## GIVEN TASK
Identify every line in the records below that contains the word "with", and copy each of those lines.
BEGIN TASK MATERIAL
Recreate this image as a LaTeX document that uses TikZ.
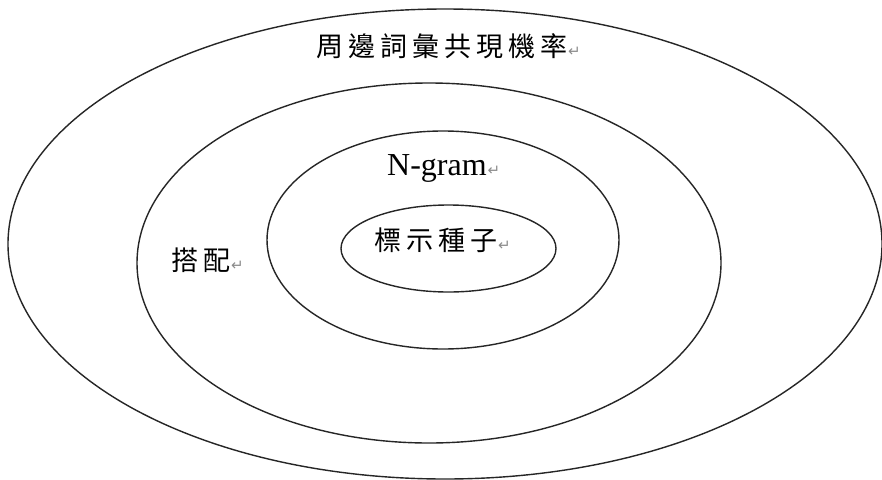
\documentclass[tikz,border=0pt]{standalone}
\usepackage{fontspec}
\setmainfont{Liberation Serif}
\newfontfamily\cjkf{Noto Sans CJK TC}
\newfontfamily\symf{DejaVu Sans}
\newcommand{\retmark}{{\symf\fontsize{15}{15}\selectfont\color{black!45}\hspace{1pt}↵}}
\newcommand{\cg}{\hspace{5pt}}
\begin{document}
\begin{tikzpicture}[x=1pt,y=-1pt,
  ring/.style={draw=black!85, line width=1.4pt},
  cjklbl/.style={anchor=west, inner sep=0pt, font=\cjkf\fontsize{27}{27}\selectfont},
  latlbl/.style={anchor=west, inner sep=0pt, font=\fontsize{32}{32}\selectfont}]
\useasboundingbox (0,0) rectangle (882,479);
\fill[white] (0,0) rectangle (882,479);
\draw[ring] (445,244) ellipse [x radius=437, y radius=235];
\draw[ring] (429,263) ellipse [x radius=292, y radius=180];
\draw[ring] (443,240) ellipse [x radius=176, y radius=109];
\draw[ring] (448.5,248.5) ellipse [x radius=107.5, y radius=43.5];
\node[cjklbl] (outer) at (316,46) {周\cg 邊\cg 詞\cg 彙\cg 共\cg 現\cg 機\cg 率\retmark};
\node[cjklbl] (coll) at (171,260) {搭\cg 配\retmark};
\node[latlbl] (ngram) at (387,168) {N-gram\retmark};
\node[cjklbl] (seed) at (374,240) {標\cg 示\cg 種\cg 子\retmark};
\end{tikzpicture}
\end{document}
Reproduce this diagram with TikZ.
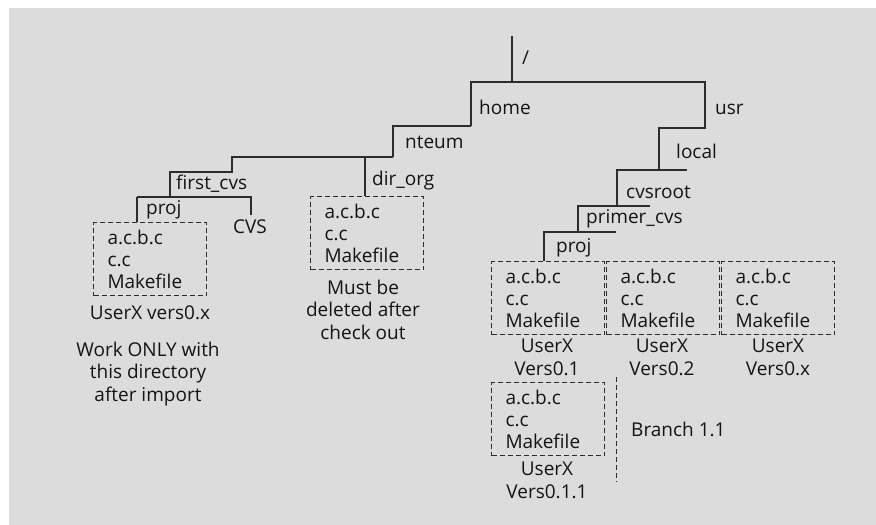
\documentclass[tikz,border=0pt]{standalone}
\usepackage{fontspec}
\setmainfont{Open Sans}
\definecolor{bg}{HTML}{DCDCDC}
\definecolor{ink}{HTML}{141414}
\begin{document}
\begin{tikzpicture}[x=1pt,y=-1pt,
  every node/.style={font=\fontsize{19}{22}\selectfont, text=ink, inner sep=0pt},
  lbl/.style={anchor=base west},
  captxt/.style={anchor=base, align=center, font=\fontsize{19}{22.5}\selectfont},
  tree/.style={draw=ink!90, line width=1.3pt},
  filebox/.style={draw=ink!90, dash pattern=on 5pt off 3pt, line width=1pt,
    anchor=north west, minimum width=113pt, minimum height=73pt,
    align=left, text width=85pt, inner xsep=14pt, inner ysep=0pt},
  branch/.style={draw=ink!90, dash pattern=on 5pt off 3pt, line width=1pt}]
\useasboundingbox (0,0) rectangle (876,525);
\fill[bg] (9,8) rectangle (876,525);

% files boxes
\node[filebox] (bx1) at (93,222) {a.c.b.c\\c.c\\Makefile};
\node[filebox] (bx2) at (310,196) {a.c.b.c\\c.c\\Makefile};
\node[filebox] (bx3) at (491,261) {a.c.b.c\\c.c\\Makefile};
\node[filebox] (bx4) at (606,261) {a.c.b.c\\c.c\\Makefile};
\node[filebox] (bx5) at (721,261) {a.c.b.c\\c.c\\Makefile};
\node[filebox] (bx6) at (491,382) {a.c.b.c\\c.c\\Makefile};

% tree coordinates
\coordinate (root) at (512,36);
\coordinate (rj) at (512,82);
\coordinate (hj) at (471,82);
\coordinate (uj) at (705,82);
\coordinate (h1) at (471,126);
\coordinate (h2) at (393,126);
\coordinate (nj) at (393,157);
\coordinate (u1) at (705,128);
\coordinate (u2) at (659,128);
\coordinate (lj) at (659,170);
\coordinate (lr) at (687,170);
\coordinate (ll) at (617,170);
\coordinate (cj) at (617,206);
\coordinate (cr) at (650,206);
\coordinate (cl) at (578,206);
\coordinate (pj) at (578,232);
\coordinate (pr) at (616,232);
\coordinate (pl) at (544,232);
\coordinate (pb) at (544,261);
\coordinate (nl) at (232,157);
\coordinate (dj) at (365,157);
\coordinate (db) at (365,196);
\coordinate (f1) at (232,172);
\coordinate (f2) at (170,172);
\coordinate (fj) at (170,197);
\coordinate (fl) at (137,197);
\coordinate (fr) at (251,197);
\coordinate (cvsb) at (251,215);
\coordinate (fb) at (137,222);
\coordinate (brt) at (616,377);
\coordinate (brb) at (616,482);

% tree lines
\draw[tree] (root) -- (rj);
\draw[tree] (h1) -- (hj) -- (uj) -- (u1) -- (u2) -- (lj);
\draw[tree] (h1) -- (h2) -- (nj);
\draw[tree] (ll) -- (lr);
\draw[tree] (lj) -- (ll) -- (cj);
\draw[tree] (cl) -- (cr);
\draw[tree] (cj) -- (cl) -- (pj);
\draw[tree] (pl) -- (pr);
\draw[tree] (pj) -- (pl) -- (pb);
\draw[tree] (nj) -- (nl) -- (f1) -- (f2) -- (fj);
\draw[tree] (dj) -- (db);
\draw[tree] (fl) -- (fr) -- (cvsb);
\draw[tree] (fl) -- (fb);
\draw[branch] (brt) -- (brb);

% labels
\node[lbl] (lroot) at (522,64) {/};
\node[lbl] (lhome) at (479,114) {home};
\node[lbl] (lusr) at (715,114) {usr};
\node[lbl] (lnteum) at (405,148) {nteum};
\node[lbl] (llocal) at (676,158) {local};
\node[lbl] (ldir) at (372,185) {dir\_org};
\node[lbl] (lfirst) at (176,189) {first\_cvs};
\node[lbl] (lcvsroot) at (626,198) {cvsroot};
\node[lbl] (lproj1) at (146,214) {proj};
\node[lbl] (lprimer) at (586,223) {primer\_cvs};
\node[lbl] (lcvs) at (233,233) {CVS};
\node[lbl] (lproj2) at (556,252) {proj};

% captions (anchor = baseline of last line)
\node[captxt] (c1) at (150,319) {UserX vers0.x};
\node[captxt] (c2) at (148,401) {Work ONLY with\\this directory\\after import};
\node[captxt] (c3) at (363,339) {Must be\\deleted after\\check out};
\node[captxt] (c4) at (547,375) {UserX\\Vers0.1};
\node[captxt] (c5) at (662,375) {UserX\\Vers0.2};
\node[captxt] (c6) at (778,375) {UserX\\Vers0.x};
\node[captxt] (c7) at (547,498) {UserX\\Vers0.1.1};
\node[lbl] (lbranch) at (631,436) {Branch 1.1};
\end{tikzpicture}
\end{document}
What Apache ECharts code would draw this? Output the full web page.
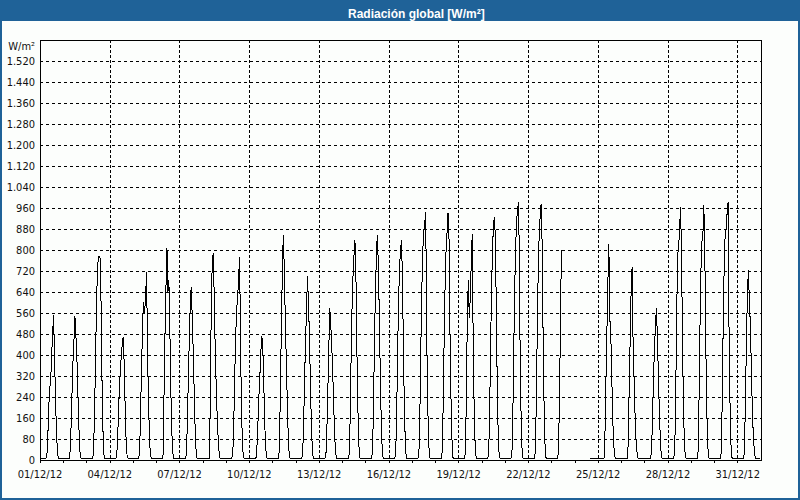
<!DOCTYPE html>
<html><head><meta charset="utf-8">
<script src="https://cdn.jsdelivr.net/npm/echarts@6/dist/echarts.min.js"></script>
<style>html,body{margin:0;padding:0;background:#fff}#c{width:800px;height:500px}
#c svg path,#c svg rect,#c svg line,#c svg polyline{shape-rendering:crispEdges}</style>
</head><body><div id="c"></div>
<script>
const TITLE = 'Radiación global [W/m²]';
const UNIT = 'W/m²';
const DATE_SUFFIX = '/12/12';
const N_DAYS = 31;
const HOURS_PER_DAY = 24;
const Y_MAX = 1600;
const Y_STEP = 80;
const LABEL_EVERY_DAYS = 3;
// night-time reading (W/m²)
const NIGHT = 6;
// hourly readings from 07:00 to 18:00 for each day of December 2012
const DAY_FIRST_HOUR = 7;
const d01 = [10, 80, 200, 270, 300, 400, 480, 552, 400, 230, 110, 30];
const d02 = [30, 120, 250, 370, 450, 550, 480, 400, 270, 140, 40, 8];
const d03 = [20, 130, 320, 530, 690, 765, 778, 770, 600, 300, 110, 20];
const d04 = [10, 70, 180, 280, 350, 400, 450, 470, 350, 180, 60, 10];
const d05 = [60, 220, 380, 540, 600, 560, 630, 718, 400, 220, 80, 15];
const d06 = [20, 250, 480, 660, 806, 640, 686, 500, 270, 110, 30, 6];
const d07 = [20, 130, 300, 450, 590, 660, 560, 430, 280, 130, 40, 8];
const d08 = [6, 350, 650, 770, 790, 560, 400, 260, 150, 70, 20, 6];
const d09 = [30, 150, 330, 480, 580, 620, 700, 775, 420, 180, 50, 8];
const d10 = [10, 60, 150, 250, 330, 420, 472, 420, 280, 130, 40, 8];
const d11 = [40, 250, 500, 700, 857, 740, 560, 400, 250, 110, 30, 6];
const d12 = [20, 130, 300, 450, 571, 700, 600, 480, 300, 140, 40, 8];
const d13 = [15, 110, 260, 420, 578, 520, 440, 340, 220, 100, 30, 6];
const d14 = [20, 150, 380, 580, 700, 780, 838, 700, 420, 200, 60, 8];
const d15 = [25, 170, 420, 620, 760, 857, 760, 580, 360, 170, 50, 8];
const d16 = [20, 160, 400, 600, 730, 800, 838, 700, 420, 200, 60, 8];
const d17 = [25, 180, 430, 650, 800, 870, 900, 946, 500, 230, 70, 10];
const d18 = [30, 200, 450, 660, 800, 864, 942, 860, 500, 250, 90, 10];
const d19 = [30, 250, 560, 686, 540, 620, 750, 860, 450, 200, 60, 10];
const d20 = [25, 180, 440, 660, 810, 900, 927, 830, 520, 240, 70, 10];
const d21 = [25, 190, 450, 680, 830, 920, 960, 982, 560, 250, 70, 10];
const d22 = [25, 190, 460, 700, 845, 920, 974, 850, 520, 240, 70, 10];
const d23 = [30, 220, 500, 800, null, null, null, null, null, null, null, null];
const d24 = [null, null, null, null, null, null, null, null, null, 6, 6, 6];
const d25 = [100, 300, 490, 680, 822, 540, 480, 320, 160, 60, 15, 6];
const d26 = [60, 280, 460, 650, 737, 450, 310, 180, 80, 30, 8, 6];
const d27 = [30, 150, 300, 420, 500, 578, 480, 340, 200, 90, 25, 6];
const d28 = [40, 250, 560, 780, 810, 880, 965, 780, 450, 200, 60, 10];
const d29 = [30, 220, 500, 720, 830, 850, 970, 800, 450, 200, 60, 10];
const d30 = [30, 230, 520, 740, 860, 880, 940, 982, 500, 220, 60, 10];
const d31 = [30, 250, 450, 640, 724, 600, 520, 360, 200, 100, 40, 8];
const dailyProfiles = [d01,d02,d03,d04,d05,d06,d07,d08,d09,d10,d11,d12,d13,d14,d15,d16,
  d17,d18,d19,d20,d21,d22,d23,d24,d25,d26,d27,d28,d29,d30,d31];
// missing readings: from 23/12 11:00 to 24/12 15:00
const GAP_FROM = 22 * 24 + 11;
const GAP_TO = 23 * 24 + 15;

const data = [];
dailyProfiles.forEach((prof, d) => {
  for (let h = 0; h < HOURS_PER_DAY; h++) {
    const t = d * HOURS_PER_DAY + h;
    let v = (h >= DAY_FIRST_HOUR && h < DAY_FIRST_HOUR + prof.length) ? prof[h - DAY_FIRST_HOUR] : NIGHT;
    if (t >= GAP_FROM && t <= GAP_TO) v = null;
    data.push([t, v]);
  }
});

const FONT = '"DejaVu Sans Condensed", "Liberation Sans", sans-serif';
const BLUE = '#1f6298';
const X_MAX = N_DAYS * HOURS_PER_DAY;
const pad = n => (n < 10 ? '0' : '') + n;
const fmtY = v => v >= 1000 ? Math.floor(v / 1000) + '.' + String(v % 1000).padStart(3, '0') : String(v);

const chart = echarts.init(document.getElementById('c'), null, {renderer: 'svg'});
chart.setOption({
  animation: false,
  backgroundColor: '#fcfefc',
  title: {
    text: TITLE, left: 343, top: 3,
    textStyle: {color: '#ffffff', fontWeight: 'bold', fontSize: 12, fontFamily: '"Liberation Sans", Arial, sans-serif'}
  },
  graphic: [
    {type: 'rect', z: 0, shape: {x: 0, y: 0, width: 800, height: 21}, style: {fill: BLUE}},
    {type: 'rect', z: 100, shape: {x: 0, y: 0, width: 800, height: 500}, style: {fill: 'none', stroke: BLUE, lineWidth: 4}}
  ],
  grid: {left: 40, right: 39, top: 40, bottom: 40, show: true, borderColor: '#000', borderWidth: 1, backgroundColor: 'transparent'},
  xAxis: [{
    type: 'value', min: 0, max: X_MAX, interval: HOURS_PER_DAY,
    axisLine: {show: true, onZero: false, lineStyle: {color: '#000', width: 1}},
    axisTick: {show: true, length: 3, lineStyle: {color: '#000'}},
    splitLine: {show: false},
    axisLabel: {
      margin: 9, color: '#111', fontSize: 11, fontFamily: FONT, showMaxLabel: false,
      formatter: v => (v % (LABEL_EVERY_DAYS * HOURS_PER_DAY) === 0 && v < X_MAX) ? pad(v / HOURS_PER_DAY + 1) + DATE_SUFFIX : ''
    }
  }, {
    type: 'value', min: 0, max: X_MAX, interval: LABEL_EVERY_DAYS * HOURS_PER_DAY, position: 'bottom',
    axisLine: {show: false}, axisTick: {show: false}, axisLabel: {show: false},
    splitLine: {show: true, lineStyle: {color: '#000', width: 1, type: [3, 2]}}
  }],
  yAxis: {
    type: 'value', min: 0, max: Y_MAX, interval: Y_STEP,
    axisLine: {show: true, lineStyle: {color: '#000', width: 1}},
    axisTick: {show: false},
    splitLine: {show: true, lineStyle: {color: '#000', width: 1, type: [3, 3]}},
    axisLabel: {
      margin: 5, color: '#111', fontSize: 11, fontFamily: FONT,
      formatter: v => v === Y_MAX ? '{u|' + UNIT + '}' : fmtY(v),
      rich: {u: {padding: [12, 0, 0, 0], color: '#111', fontSize: 11, fontFamily: FONT}}
    }
  },
  series: [{
    type: 'line', data: data, xAxisIndex: 0, showSymbol: false, connectNulls: false, silent: true,
    lineStyle: {color: '#000', width: 1}
  }]
});
</script></body></html>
END TASK MATERIAL
## TASK RESULT
Reproduce this diagram with TikZ.
\node[captxt] (c2) at (148,401) {Work ONLY with\\this directory\\after import};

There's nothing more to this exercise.